The principal difficulties with the overall operation concerned ice. Even a harbour that seemed clear could become congested at short notice. Twice the Norseman planes at Holman Island were hemmed in by unexpected ice floes that rushed in within hours, forcing the beaching of aircraft. The longest interruption occurred Aug. 1-6. On the night of Aug. 6, the Canso crew, moored at Cambridge Bay, was beset by floating cakes which were fended off using oars. “If there is ice in the vicinity and harbours or bays are open,” wrote Partridge, “an alert guard must be posted at all times and the winds carefully watched.”
On Aug. 6, NWAC headquarters advised Partridge to revise the format of his reports, apparently to make them more palatable to senior officers in Edmonton and Ottawa. Although survey findings were to become more detailed, negative comments about poor mail deliveries and lack of rum were to be incorporated in separate communications. Partridge’s subsequent accounts followed a pattern which was more technical and bloodless in approach.
Investigator had a relatively mundane task—airbase selection rather than exploration. Nevertheless, one major discovery was made—a strait running diagonally, northwest to southeast, through the north eastern peninsula of Victoria Island. This channel, varying from one to five miles in width, created an island on its northern flank. Fog and the priorities of the operation discouraged extensive photography of the find. Nevertheless, Partridge suggested that the strait should be named Patriarche Strait for Air Commodore V.H. Patriarche and the island Lawrence Island for Air Vice-Marshal T.A. Lawrence, thus honouring two respected officers of NWAC. Instead, they were named Goldsmith Channel and Stefansson Island.

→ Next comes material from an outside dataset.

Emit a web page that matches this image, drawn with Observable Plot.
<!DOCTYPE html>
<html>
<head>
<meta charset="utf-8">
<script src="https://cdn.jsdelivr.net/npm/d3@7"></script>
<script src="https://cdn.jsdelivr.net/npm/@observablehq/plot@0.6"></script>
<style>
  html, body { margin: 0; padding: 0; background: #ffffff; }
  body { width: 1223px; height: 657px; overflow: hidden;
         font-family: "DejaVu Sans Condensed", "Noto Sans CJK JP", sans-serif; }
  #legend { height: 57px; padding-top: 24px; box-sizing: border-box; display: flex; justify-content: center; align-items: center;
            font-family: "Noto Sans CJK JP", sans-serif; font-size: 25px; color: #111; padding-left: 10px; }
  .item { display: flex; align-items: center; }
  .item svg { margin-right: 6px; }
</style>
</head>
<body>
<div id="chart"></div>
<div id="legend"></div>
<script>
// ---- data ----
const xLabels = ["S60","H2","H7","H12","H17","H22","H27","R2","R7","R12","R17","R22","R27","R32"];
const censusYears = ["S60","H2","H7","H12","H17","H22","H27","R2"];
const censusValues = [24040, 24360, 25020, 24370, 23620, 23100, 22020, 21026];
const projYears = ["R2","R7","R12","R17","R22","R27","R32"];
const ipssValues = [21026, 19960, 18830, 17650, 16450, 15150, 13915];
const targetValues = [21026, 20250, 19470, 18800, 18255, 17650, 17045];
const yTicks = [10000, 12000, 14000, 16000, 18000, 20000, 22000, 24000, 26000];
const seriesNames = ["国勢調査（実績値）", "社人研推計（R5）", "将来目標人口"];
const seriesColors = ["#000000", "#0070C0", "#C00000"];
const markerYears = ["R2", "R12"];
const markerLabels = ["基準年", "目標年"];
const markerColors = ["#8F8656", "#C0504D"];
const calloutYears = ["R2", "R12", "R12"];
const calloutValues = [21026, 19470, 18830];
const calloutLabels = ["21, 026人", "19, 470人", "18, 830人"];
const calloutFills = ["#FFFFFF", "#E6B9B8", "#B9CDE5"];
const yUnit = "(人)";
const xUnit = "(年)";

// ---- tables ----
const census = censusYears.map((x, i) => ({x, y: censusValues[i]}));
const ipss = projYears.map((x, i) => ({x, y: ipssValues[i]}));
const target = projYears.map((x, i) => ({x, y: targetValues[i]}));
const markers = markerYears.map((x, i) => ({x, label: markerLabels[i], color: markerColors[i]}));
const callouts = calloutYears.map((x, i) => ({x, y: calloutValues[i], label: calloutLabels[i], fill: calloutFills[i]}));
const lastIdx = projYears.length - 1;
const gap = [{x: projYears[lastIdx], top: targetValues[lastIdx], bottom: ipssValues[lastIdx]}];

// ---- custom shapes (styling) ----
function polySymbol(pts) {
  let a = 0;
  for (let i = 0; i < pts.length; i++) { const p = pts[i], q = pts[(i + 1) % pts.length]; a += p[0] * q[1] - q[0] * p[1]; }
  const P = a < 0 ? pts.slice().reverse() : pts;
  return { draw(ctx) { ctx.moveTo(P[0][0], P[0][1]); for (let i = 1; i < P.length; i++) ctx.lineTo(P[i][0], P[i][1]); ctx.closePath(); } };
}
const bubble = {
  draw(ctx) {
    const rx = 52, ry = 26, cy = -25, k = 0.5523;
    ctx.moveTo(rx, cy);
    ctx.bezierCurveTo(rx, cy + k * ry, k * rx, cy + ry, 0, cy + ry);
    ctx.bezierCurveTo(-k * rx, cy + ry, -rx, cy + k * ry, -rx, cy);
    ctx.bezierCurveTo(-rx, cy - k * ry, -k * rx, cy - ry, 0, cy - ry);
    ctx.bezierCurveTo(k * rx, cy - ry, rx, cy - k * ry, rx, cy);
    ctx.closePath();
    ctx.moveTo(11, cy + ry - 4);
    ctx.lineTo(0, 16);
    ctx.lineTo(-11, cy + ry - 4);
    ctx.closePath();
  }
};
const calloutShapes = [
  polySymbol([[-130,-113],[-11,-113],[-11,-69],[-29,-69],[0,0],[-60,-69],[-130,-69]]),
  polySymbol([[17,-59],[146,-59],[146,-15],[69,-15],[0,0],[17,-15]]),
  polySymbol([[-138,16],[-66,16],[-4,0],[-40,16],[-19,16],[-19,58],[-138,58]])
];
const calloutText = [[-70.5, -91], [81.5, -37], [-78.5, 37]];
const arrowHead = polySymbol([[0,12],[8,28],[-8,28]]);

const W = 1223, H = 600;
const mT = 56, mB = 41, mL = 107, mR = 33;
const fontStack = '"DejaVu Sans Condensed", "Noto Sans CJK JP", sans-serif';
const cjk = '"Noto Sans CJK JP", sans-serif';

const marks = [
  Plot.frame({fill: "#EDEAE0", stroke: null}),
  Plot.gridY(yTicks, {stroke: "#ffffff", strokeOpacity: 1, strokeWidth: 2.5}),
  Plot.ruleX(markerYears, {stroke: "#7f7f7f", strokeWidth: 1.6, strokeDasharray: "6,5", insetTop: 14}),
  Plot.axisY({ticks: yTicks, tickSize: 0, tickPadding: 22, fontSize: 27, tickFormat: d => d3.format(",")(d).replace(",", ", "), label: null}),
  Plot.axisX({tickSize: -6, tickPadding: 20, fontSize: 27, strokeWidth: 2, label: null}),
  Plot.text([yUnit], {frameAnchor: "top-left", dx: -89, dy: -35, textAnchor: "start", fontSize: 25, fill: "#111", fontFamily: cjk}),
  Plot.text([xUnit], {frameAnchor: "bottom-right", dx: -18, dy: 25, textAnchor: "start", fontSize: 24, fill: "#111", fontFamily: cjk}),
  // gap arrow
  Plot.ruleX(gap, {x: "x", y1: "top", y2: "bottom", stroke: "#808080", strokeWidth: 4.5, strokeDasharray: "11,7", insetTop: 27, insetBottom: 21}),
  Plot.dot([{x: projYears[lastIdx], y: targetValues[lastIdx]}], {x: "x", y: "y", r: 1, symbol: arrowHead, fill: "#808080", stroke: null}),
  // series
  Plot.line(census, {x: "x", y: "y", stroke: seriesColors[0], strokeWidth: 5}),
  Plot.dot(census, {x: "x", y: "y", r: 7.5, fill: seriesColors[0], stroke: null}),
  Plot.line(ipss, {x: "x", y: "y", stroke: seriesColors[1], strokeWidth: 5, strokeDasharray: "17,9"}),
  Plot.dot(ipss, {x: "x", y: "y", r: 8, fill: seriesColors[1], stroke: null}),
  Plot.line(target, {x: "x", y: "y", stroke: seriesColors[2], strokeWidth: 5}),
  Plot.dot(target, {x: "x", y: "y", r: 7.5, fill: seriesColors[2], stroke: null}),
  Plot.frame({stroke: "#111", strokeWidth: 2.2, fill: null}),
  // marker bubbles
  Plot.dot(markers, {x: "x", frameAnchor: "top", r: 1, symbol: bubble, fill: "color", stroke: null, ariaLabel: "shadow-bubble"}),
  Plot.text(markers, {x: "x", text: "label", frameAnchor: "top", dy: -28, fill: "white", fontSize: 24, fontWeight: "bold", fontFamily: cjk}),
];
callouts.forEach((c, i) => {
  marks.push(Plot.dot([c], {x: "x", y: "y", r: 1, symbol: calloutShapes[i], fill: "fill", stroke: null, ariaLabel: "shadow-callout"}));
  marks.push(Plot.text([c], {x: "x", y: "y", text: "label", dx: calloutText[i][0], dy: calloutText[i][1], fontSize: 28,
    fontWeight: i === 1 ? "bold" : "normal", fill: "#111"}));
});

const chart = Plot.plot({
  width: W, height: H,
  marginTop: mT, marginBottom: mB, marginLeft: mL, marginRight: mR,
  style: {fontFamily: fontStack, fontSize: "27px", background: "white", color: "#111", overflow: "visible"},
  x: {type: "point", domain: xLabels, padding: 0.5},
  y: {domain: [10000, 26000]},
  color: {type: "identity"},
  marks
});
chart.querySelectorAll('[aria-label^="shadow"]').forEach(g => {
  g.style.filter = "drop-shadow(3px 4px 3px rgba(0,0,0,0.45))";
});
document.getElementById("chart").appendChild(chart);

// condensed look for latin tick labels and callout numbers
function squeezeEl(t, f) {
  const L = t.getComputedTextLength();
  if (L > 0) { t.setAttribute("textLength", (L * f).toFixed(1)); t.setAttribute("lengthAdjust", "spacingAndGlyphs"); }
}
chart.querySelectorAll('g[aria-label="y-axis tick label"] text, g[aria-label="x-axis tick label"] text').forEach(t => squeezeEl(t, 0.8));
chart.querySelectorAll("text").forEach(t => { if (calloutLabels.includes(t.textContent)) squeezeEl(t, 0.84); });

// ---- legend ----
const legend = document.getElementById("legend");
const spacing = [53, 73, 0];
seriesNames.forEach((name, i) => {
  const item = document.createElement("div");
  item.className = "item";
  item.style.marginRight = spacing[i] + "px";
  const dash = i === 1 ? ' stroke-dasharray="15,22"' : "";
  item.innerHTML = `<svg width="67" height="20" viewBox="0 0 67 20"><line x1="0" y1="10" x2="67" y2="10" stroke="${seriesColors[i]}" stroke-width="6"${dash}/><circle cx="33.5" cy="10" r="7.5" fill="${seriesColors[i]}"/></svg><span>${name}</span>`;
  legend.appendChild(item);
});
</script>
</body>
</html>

By Aug. 23 the aircraft had returned to Edmonton. Operation Investigator did not succeed in all its goals. Indeed, most of the more northern islands were not covered that season. Nevertheless, picking up where Exercise Muskox had left off, the undertaking marked the RCAF’s move back into the Canadian Arctic. The following year would witness more survey work, including a memorable search for the North Magnetic Pole.